**Task instructions**
Write out every line exactly, from the start of the records below to the line with "1.7, 1.8, 1.9];", and stop there. Don't write out the pictures.

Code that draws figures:
•••••

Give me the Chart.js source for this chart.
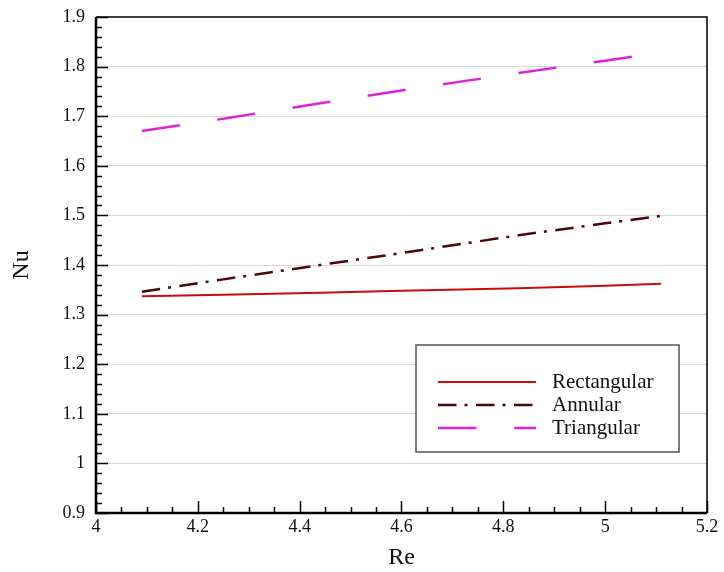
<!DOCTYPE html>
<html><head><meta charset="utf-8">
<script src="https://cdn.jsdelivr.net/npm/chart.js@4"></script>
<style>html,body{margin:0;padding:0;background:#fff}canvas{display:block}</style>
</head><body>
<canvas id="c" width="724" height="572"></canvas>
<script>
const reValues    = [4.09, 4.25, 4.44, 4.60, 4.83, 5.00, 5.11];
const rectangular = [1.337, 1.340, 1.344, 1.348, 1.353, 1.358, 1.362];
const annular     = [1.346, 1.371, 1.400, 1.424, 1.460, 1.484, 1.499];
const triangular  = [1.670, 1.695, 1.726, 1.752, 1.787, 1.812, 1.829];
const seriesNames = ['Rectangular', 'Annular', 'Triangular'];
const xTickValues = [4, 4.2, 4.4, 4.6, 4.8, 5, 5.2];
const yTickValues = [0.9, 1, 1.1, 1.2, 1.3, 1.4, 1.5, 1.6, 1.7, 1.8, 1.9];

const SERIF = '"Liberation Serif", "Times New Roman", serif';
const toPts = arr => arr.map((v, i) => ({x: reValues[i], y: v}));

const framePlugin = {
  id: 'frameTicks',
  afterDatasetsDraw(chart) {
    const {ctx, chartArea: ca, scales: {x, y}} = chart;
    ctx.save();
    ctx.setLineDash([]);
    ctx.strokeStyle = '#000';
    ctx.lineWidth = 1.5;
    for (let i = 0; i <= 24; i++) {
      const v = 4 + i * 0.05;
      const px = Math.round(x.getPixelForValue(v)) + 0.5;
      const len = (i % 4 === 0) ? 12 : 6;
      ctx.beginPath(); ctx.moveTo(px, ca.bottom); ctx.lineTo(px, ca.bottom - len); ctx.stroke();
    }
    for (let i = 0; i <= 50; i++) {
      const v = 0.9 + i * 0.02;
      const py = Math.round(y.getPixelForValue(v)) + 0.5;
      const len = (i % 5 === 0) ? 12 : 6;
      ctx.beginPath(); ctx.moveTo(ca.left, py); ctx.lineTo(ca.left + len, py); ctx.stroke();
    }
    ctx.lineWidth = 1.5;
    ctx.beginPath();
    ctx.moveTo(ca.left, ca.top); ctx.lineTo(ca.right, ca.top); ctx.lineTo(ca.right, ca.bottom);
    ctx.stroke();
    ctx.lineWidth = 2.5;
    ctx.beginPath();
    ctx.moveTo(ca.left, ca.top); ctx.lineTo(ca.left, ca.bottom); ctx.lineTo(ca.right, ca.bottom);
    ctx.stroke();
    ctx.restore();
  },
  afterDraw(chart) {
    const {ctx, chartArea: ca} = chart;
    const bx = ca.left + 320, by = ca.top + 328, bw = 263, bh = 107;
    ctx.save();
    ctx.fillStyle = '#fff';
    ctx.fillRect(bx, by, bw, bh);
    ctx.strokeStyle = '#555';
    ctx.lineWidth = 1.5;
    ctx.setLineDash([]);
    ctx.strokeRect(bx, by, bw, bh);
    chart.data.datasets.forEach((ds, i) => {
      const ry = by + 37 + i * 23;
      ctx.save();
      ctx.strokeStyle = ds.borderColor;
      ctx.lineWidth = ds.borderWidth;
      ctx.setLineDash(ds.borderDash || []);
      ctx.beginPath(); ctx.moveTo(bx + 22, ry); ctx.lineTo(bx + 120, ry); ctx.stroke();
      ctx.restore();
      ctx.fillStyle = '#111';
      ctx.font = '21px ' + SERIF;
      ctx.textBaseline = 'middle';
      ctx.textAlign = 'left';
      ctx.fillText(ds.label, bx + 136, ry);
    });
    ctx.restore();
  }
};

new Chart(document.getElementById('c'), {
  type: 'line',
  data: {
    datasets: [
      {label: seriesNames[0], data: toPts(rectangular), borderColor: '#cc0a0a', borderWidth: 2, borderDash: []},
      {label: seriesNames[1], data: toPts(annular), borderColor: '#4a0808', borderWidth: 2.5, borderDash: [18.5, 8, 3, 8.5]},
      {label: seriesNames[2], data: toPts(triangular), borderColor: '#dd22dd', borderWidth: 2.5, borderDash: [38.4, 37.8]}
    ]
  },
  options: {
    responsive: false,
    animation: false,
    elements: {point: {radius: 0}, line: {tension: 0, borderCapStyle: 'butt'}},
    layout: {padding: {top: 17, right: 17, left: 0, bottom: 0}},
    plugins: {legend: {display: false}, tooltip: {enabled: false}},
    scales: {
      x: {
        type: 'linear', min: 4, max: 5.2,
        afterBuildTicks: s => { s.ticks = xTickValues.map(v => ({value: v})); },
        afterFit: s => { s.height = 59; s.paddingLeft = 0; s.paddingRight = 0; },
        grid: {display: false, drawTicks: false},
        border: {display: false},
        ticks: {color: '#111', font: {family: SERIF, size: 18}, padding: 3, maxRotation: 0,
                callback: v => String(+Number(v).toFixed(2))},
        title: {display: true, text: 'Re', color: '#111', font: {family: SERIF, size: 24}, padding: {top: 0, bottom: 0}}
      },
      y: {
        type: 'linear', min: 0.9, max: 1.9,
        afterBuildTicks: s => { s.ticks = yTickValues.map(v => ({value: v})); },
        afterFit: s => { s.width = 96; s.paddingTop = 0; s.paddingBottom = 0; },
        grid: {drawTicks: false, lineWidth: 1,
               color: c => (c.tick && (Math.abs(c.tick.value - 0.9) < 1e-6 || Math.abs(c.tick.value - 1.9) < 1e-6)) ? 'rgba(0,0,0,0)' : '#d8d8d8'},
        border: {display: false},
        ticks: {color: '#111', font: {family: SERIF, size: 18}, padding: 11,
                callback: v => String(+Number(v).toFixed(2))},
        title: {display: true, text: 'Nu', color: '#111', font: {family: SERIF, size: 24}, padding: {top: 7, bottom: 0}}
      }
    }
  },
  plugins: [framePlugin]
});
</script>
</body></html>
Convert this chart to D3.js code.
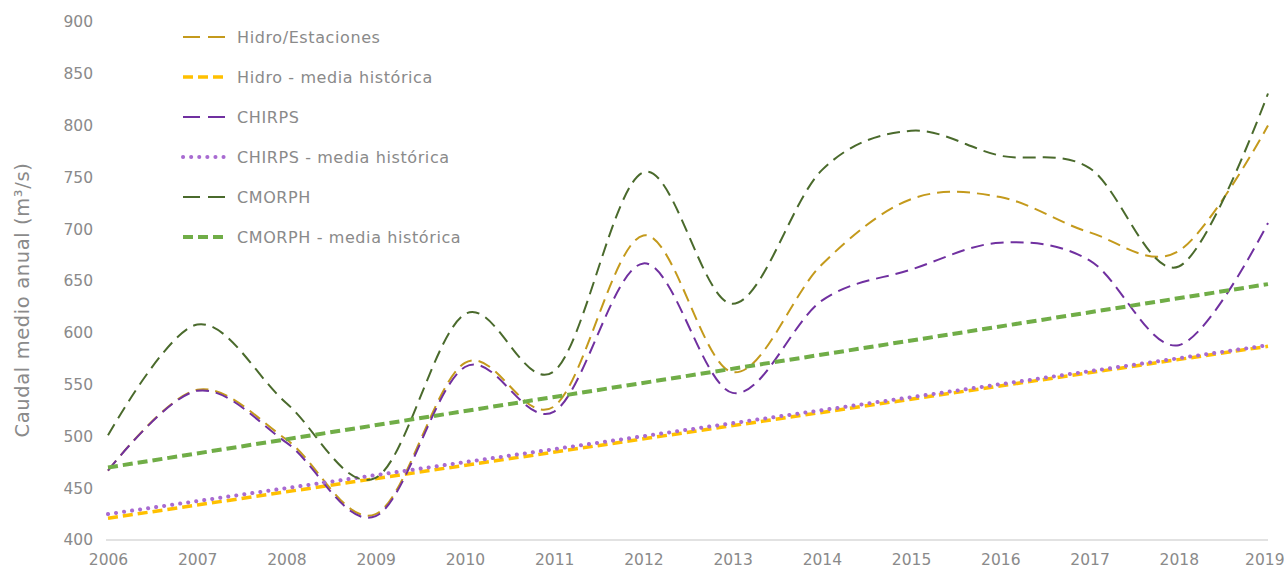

•••••

**Task result**
Give me the Chart.js source for this chart.
<!DOCTYPE html>
<html><head><meta charset="utf-8">
<script src="https://cdn.jsdelivr.net/npm/chart.js@4"></script>
<style>html,body{margin:0;padding:0;background:#fff}canvas{display:block}</style>
</head><body>
<canvas id="c" width="724" height="572"></canvas>
<script>
const reValues    = [4.09, 4.25, 4.44, 4.60, 4.83, 5.00, 5.11];
const rectangular = [1.337, 1.340, 1.344, 1.348, 1.353, 1.358, 1.362];
const annular     = [1.346, 1.371, 1.400, 1.424, 1.460, 1.484, 1.499];
const triangular  = [1.670, 1.695, 1.726, 1.752, 1.787, 1.812, 1.829];
const seriesNames = ['Rectangular', 'Annular', 'Triangular'];
const xTickValues = [4, 4.2, 4.4, 4.6, 4.8, 5, 5.2];
const yTickValues = [0.9, 1, 1.1, 1.2, 1.3, 1.4, 1.5, 1.6, 1.7, 1.8, 1.9];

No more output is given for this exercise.